Though I find it difficult to pick from so much wealth, here are some of my favorite lines. From 'The Joy of Writing' - 'Why does this written doe bound through these / written woods? ... Lying in wait, set to pounce on the blank page, / are letters up to no good, / clutches of clauses so subordinate / they'll never let her get away. ... Not a thing will ever happen unless I say so. / Without my blessing, not a leaf will fall, / not a blade of grass will bend beneath that little hoof's full stop. ... The joy of writing. / The power of preserving. / Revenge of a mortal hand.' Here's 'In Praise of Dreams' - 'In my dreams / I paint like Vermeer van Delft. / I speak fluent Greek / and not just with the living. / I drive a car / that does what I want it to. / I am gifted / and write mighty epics ... I'm a child of my age, / but I don't have to be. / A few years ago / I saw two suns. / And the night before last a penguin, / clear as day.'

Then there's 'True Love' - 'True love.

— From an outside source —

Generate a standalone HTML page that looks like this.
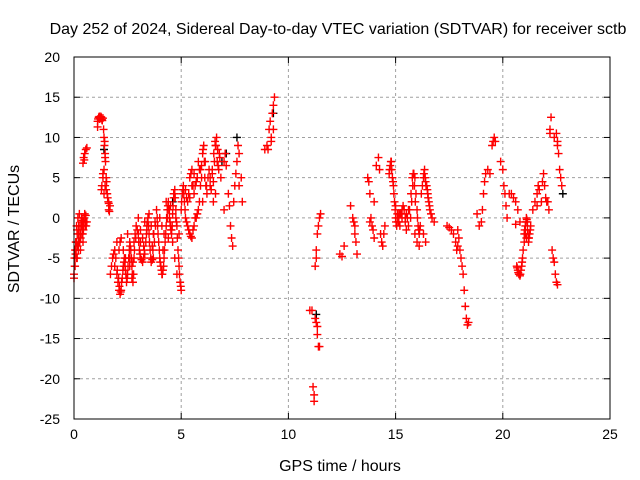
<!DOCTYPE html>
<html><head><meta charset="utf-8"><style>
body{margin:0;background:#fff;}
svg{display:block;font-family:"Liberation Sans",sans-serif;}
</style></head><body>
<svg id="chart" width="640" height="480" xmlns="http://www.w3.org/2000/svg">
<rect width="640" height="480" fill="#fff"/>
<text x="338" y="34" font-size="16" text-anchor="middle">Day 252 of 2024, Sidereal Day-to-day VTEC variation (SDTVAR) for receiver sctb</text>
<text x="340" y="471" font-size="16" text-anchor="middle">GPS time / hours</text>
<text transform="translate(19,229) rotate(-90)" font-size="16" text-anchor="middle">SDTVAR / TECUs</text>
<g id="grid"></g>
<g id="axes"></g>
<g id="marks-black"></g>
<g id="marks"></g>
<rect x="74" y="57" width="536" height="362" fill="none" stroke="#000" stroke-width="1"/>
</svg>
<script>
const xTicks=[0,5,10,15,20,25];
const yTicks=[20,15,10,5,0,-5,-10,-15,-20,-25];
const times=[0,0.02,0.05,0.08,0.1,0.12,0.15,0.18,0.2,0.22,0.25,0.28,0.3,0.32,0.35,0.38,0.4,0.42,0.45,0.5,0.52,0.55,0.6,0,0.05,0.15,0.25,
0.42,0.45,0.5,0.55,0.6,0.48,
1.1,1.15,1.2,1.25,1.3,1.35,1.1,1.4,1.42,1.45,1.4,1.35,1.3,1.28,1.4,1.45,1.5,1.55,1.6,1.62,1.68,1.65,1.5,1.35,1.45,
1.7,1.8,1.85,1.9,2,2.05,2.1,2.15,2.2,2.25,2.3,2.35,2.4,2.45,2.5,2.55,2.6,2.65,2.7,2.75,2.8,2.85,2.9,2,2.1,2.2,2.3,2.5,2.6,2.7,2.8,
3,3.05,3.1,3.2,3.3,3.35,3.4,3.45,3.5,3.55,3.6,3.7,3.75,3.8,3,3.1,3.2,3.3,3.5,3.6,3.7,
3.85,3.9,3.95,4,4.05,4.1,4.15,4.2,4.25,4.3,4.35,4.4,4.45,4.5,4.55,4.6,4.65,4.7,4.75,4.8,4.85,4.9,4.95,5,4,4.1,4.2,4.3,4.4,4.5,4.6,4.7,4.8,4.9,
5,5.05,5.1,5.15,5.2,5.3,5.4,5.5,5.6,5.7,5.8,5.2,5.3,5.4,5.5,5.6,5.7,5.8,5.9,6,6.05,6.1,6.2,6,5.9,5.6,5.5,5.4,
6.3,6.4,6.5,6.55,6.6,6.65,6.7,6.75,6.8,6.85,6.5,6.6,
7,7.05,7.1,7.2,7.25,7.3,7.35,7.4,7,7.45,7.5,7.6,7.65,7.7,7.8,7.85,7.55,7.7,
8.9,9,9.05,9.1,9.15,9.2,9.25,9.3,9.35,9.2,9.3,
11,11.1,11.15,11.2,11.2,11.25,11.3,11.35,11.35,11.4,11.45,11.25,11.3,11.35,11.4,11.45,11.5,11.3,
12.4,12.5,12.6,
12.9,13,13.05,13.1,13.15,13.2,13.1,
13.7,13.75,13.8,13.85,13.9,13.95,14,13.8,14,
14.1,14.2,14.25,14.3,14.35,14.4,14.45,14.5,
14.7,14.75,14.8,14.85,14.9,14.95,15,15.05,15.1,15.2,15.3,15.4,15.5,15.6,15.7,15.75,15.8,15.85,15.9,15.95,16,16.05,16.1,16.15,16.2,16.3,16.35,16.4,16.45,16.5,16.55,16.6,16.7,16.8,15,15.2,15.5,15.6,15.9,16,16.1,16.3,16.4,
17.4,17.5,17.6,17.7,17.8,17.85,17.9,17.95,18,18.05,18.1,18.15,18.2,18.25,18.3,18.35,18.4,17.9,
18.8,18.9,19,19.05,19.1,19.15,19.2,19.3,19.4,19.5,19.55,19.6,19.65,
19.9,20,20.05,20.1,20.15,20.2,20.3,20.4,20.5,20.6,20.7,20.8,20.6,
20.65,20.7,20.75,20.8,20.85,20.9,20.95,21,21.05,21.1,21.15,21.2,21.25,21.3,21,21.1,
21.4,21.5,21.6,21.65,21.7,21.8,21.85,21.9,21.95,22,22.05,21.6,
22.1,22.15,22.2,22.25,22.2,22.3,22.35,22.4,22.45,22.5,22.55,22.4,22.5,22.55,22.6,22.65,22.7,22.75,22.55];
const values=[-7,-5,-6,-3,-4,-1,-2,0,-3,-1,0.5,-2,-4,-1,0,-2,-1,-3,-0.5,0.5,-1,0.3,-0.5,-7.5,-4,-5,-3,
6.8,7.5,8,8.5,8.7,7.2,
12,12.5,12.3,12.6,12.2,12.4,11.3,10,9,8,6,5,4,3.5,3,4,5,3,2,1,1.5,0.8,3.5,5.5,7.5,
-7,-5,-4.5,-6,-7,-8,-9,-9.5,-9,-7.5,-6,-5,-6.5,-8,-7,-5,-3,-4,-6,-8,-5,-2,-1,-3,-4,-2.5,-4,-2,-6,-7.5,-3,
-2,-4,-5,-5.5,-4.5,-3,-1,0,-2,-4,-5.5,-5,-3,-1,0,-1.5,-2.5,-0.5,0.5,-1,-2,
1,-1,-3,-5,-6,-7,-6.5,-5,-3,-1,1,2,0,-1,-2,0.5,2.5,3.5,1,-1,-4,-6,-8,-9,0,-1,-2,2,-2.5,1.5,-3,-5,-7,-2,
1,3,4,2,0,-1,-2,-2.5,-1,0,1,3.5,2,5,6,3,4.5,7,6,8,9,5,3,2,4,5.5,4,2.5,
6,3.5,4.5,7,9,10,8.5,6,7.5,5,2,3,
7,8,6.5,3,1.5,-1,-2.5,-3.5,1,2,4,7,9,8,5,2,5.5,4,
8.5,9,8.5,11,12,10,13,14,15,9.5,11,
-11.5,-11.5,-21,-22,-22.8,-12.5,-13,-13.5,-14.5,-16,-16,-6,-4,-2,-1,0,0.5,-5,
-4.5,-4.8,-3.5,
1.5,0,-0.5,-2,-3,-4.5,-1,
5,4.5,3,0,-1,-1.5,-2.5,-0.5,2,
6.5,7.5,6,-2,-3,-3.5,-2,-1,
5.5,6.5,7,5,4,2,0,-1,0,-1,0,1,0.5,-1,0,2,4,5.5,5,3,1,-1,-2,-1,3,5,6,4.5,4,3,2,1,0,-0.5,1.5,0.5,-1.5,1,-2,-3,-3.5,-2,-3,
-1,-1.2,-1.5,-2,-3,-4,-3.5,-2.5,-4,-5,-6,-7,-9,-11,-12.5,-13.3,-13,-1.5,
0.5,-1,-0.5,1,3,4.5,5.5,6,5.5,9,9.5,10,9.5,
7,6,4,3,1.5,0,3,3,2.5,2,1,-0.5,-0.8,
-6,-6.5,-7,-7.2,-6.5,-5.5,-4,-2,-1,0,-0.5,-3,-2,-1,-3,-2.5,
1,2,3,4,3.5,2,4.5,5.5,4,2.5,2,1.5,
2,1,10.5,12.5,11,-4,-5,-5.5,-7,-8,-8.3,10,10.5,9,8,6,5,4,9.5];
const extraTimes=[0.03,0.07,0.11,0.14,0.17,0.21,0.24,0.27,0.31,0.34,0.37,0.41,0.44,0.47,0.53,0.57,0.1,0.2,0.3,0.4,
1.12,1.18,1.22,1.28,1.32,1.38,1.43,1.47,1.52,1.57,1.62,
1.75,1.95,2.02,2.08,2.12,2.18,2.22,2.28,2.33,2.38,2.42,2.48,2.52,2.58,2.62,2.68,2.72,2.78,2.82,2.88,2.95,1.9,2.15,2.4,2.6,2.75,
3.02,3.08,3.15,3.25,3.28,3.38,3.42,3.48,3.52,3.58,3.65,3.68,3.72,3.78,3.1,3.25,3.4,3.65,
3.88,3.92,3.98,4.02,4.08,4.12,4.18,4.22,4.28,4.32,4.38,4.42,4.48,4.52,4.58,4.62,4.68,4.72,4.78,4.82,4.88,4.92,4.98,4.15,4.35,4.55,4.75,4.45,4.65,
5.02,5.08,5.12,5.18,5.25,5.35,5.45,5.55,5.65,5.75,5.85,5.95,6.02,6.08,6.15,5.25,5.35,5.45,5.55,5.65,5.75,5.85,5.95,6.12,6.18,
6.25,6.35,6.45,6.52,6.58,6.62,6.68,6.72,6.78,6.35,6.45,
14.72,14.78,14.82,14.88,14.92,14.98,15.02,15.08,15.12,15.15,15.25,15.35,15.45,15.55,15.65,15.72,15.78,15.82,15.88,15.92,16.02,16.08,16.12,16.25,16.32,16.38,16.42,16.48,16.52,16.58,16.65,15.15,15.3,15.45,
20.67,20.72,20.78,20.82,20.88,20.92,21.02,21.08,21.12,21.18,21.22,21.28,21.05,21.15,21.2];
const extraValues=[-6,-4.5,-3,-1.5,-3.5,-2,-1,-3,-2.5,-0.5,-1,-2,-1.5,0,-0.5,-1,-5,-4,-2,-0.3,
12.3,12.6,12.4,12.5,12.1,11,9.5,7,4.5,2.5,1.8,
-6,-5,-6.5,-7.5,-8.5,-9.2,-8,-6.5,-5.5,-6,-7,-7.5,-6,-4,-3.5,-5,-7,-7,-4,-2.5,-1.5,-4,-3,-5,-5,-5.5,
-3,-4.5,-5.2,-5,-4,-2,-0.5,-1,-3,-5,-5.2,-4,-2,-0.5,-3,-3.5,-1.5,-3.5,
0,-2,-4,-5.5,-6.5,-7,-6,-4,-2,0,1.5,1,-0.5,-1.5,-1,1.5,3,2.5,-0.5,-2.5,-5,-7,-8.5,-4,0,-1.5,0,1,3,
2,3.5,3,1,-0.5,-1.5,-2.3,-1.5,0,0.5,2,5,8.5,7,4,2.5,3,5.5,4,4,5,6,6.5,7,4,
5,4,5.5,8,9.5,9,7,6.5,8,5,6,
6,7,6,4.5,3,1,-0.5,0.5,-0.5,0.5,0.5,1.5,0,0,1,3,5,5.5,4,2,0,-1.5,-1.5,4,5.5,5,4,3.5,2.5,1.5,0.5,-0.5,1,-0.5,
-6.2,-6.8,-7,-7,-6,-5,-1.5,-0.5,-0.2,-2,-2.5,-1.5,-2,-1.5,-2.5];
const blackTimes=[1.4,7.6,9.3,22.8,7.1,11.3,4.6,6.9];
const blackValues=[8.5,10,13,3,8,-12,2,7];
const X0=74,X1=610,Y0=419,Y1=57,XMIN=0,XMAX=25,YMIN=-25,YMAX=20;
function xs(t){return X0+(t-XMIN)/(XMAX-XMIN)*(X1-X0);}
function ys(v){return Y0-(v-YMIN)/(YMAX-YMIN)*(Y0-Y1);}
const NS="http://www.w3.org/2000/svg";
const grid=document.getElementById('grid'),axes=document.getElementById('axes');
function mk(tag,attrs,parent){const e=document.createElementNS(NS,tag);for(const k in attrs)e.setAttribute(k,attrs[k]);parent.appendChild(e);return e;}
xTicks.forEach(t=>{const x=xs(t);
 if(t>XMIN&&t<XMAX){const g=mk('line',{x1:x,x2:x,y1:Y1,y2:Y0,stroke:'#a0a0a0','stroke-dasharray':'3,3'},grid);
 
 }
 mk('line',{x1:x,x2:x,y1:Y0,y2:Y0-6,stroke:'#000'},axes);
 mk('line',{x1:x,x2:x,y1:Y1,y2:Y1+6,stroke:'#000'},axes);
 const l=mk('text',{x:x,y:Y0+20,'font-size':14,'text-anchor':'middle'},axes);l.textContent=t;
 
 });
yTicks.forEach(v=>{const y=ys(v);
 if(v>YMIN&&v<YMAX){const g=mk('line',{x1:X0,x2:X1,y1:y,y2:y,stroke:'#a0a0a0','stroke-dasharray':'3,3'},grid);
 
 }
 mk('line',{x1:X0,x2:X0+6,y1:y,y2:y,stroke:'#000'},axes);
 mk('line',{x1:X1,x2:X1-6,y1:y,y2:y,stroke:'#000'},axes);
 const l=mk('text',{x:X0-14,y:y+5,'font-size':14,'text-anchor':'end'},axes);l.textContent=v;
 
 });
function plus(t,v,color,parent){const x=xs(t),y=ys(v);
 const p=mk('path',{d:`M${x-4} ${y}H${x+4}M${x} ${y-4}V${y+4}`,stroke:color,'stroke-width':1.4,fill:'none'},parent);
 
 }
const bk=document.getElementById('marks-black');
blackTimes.forEach((t,i)=>plus(t,blackValues[i],'#000',bk));
const rd=document.getElementById('marks');
times.forEach((t,i)=>plus(t,values[i],'#ff0000',rd));
extraTimes.forEach((t,i)=>plus(t,extraValues[i],'#ff0000',rd));
</script>
</body></html>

Is it normal, / is it serious, is it practical? / What does the world get from two people / who exist in a world of their own? ... Look at the happy couple. / Couldn't they at least try to hide it, / fake a little depression for their friends' sake! / Listen to them laughing--it's an insult. / The language they use--deceptively clear ... Let the people who never find true love / keep saying that there's no such thing. / Their faith will make it easier for them to live and die.' And here's part of the title poem, 'View with a Grain of Sand' - 'We call it a grain of sand, / but it calls itself neither grain nor sand. / It does just fine without a name, / whether general, particular, / permanent, passing, / incorrect, or apt. / Our glance, our touch mean nothing to it. / It doesn't feel itself seen and touched. / And that it fell on the windowsill / is only our experience, not its ... A second passes. / A second second. / A third. / But they're three seconds only for us. / Time has passed like a courier with urgent news. / But that's just our simile. / The character is invented, his haste is make-believe, / his news inhuman.'

Wislawa Szymborska has written a limited number of poems (approximately two-hundred and fifty) making each a sought-after treasure. I heartily recommend the reading of her beautiful creations.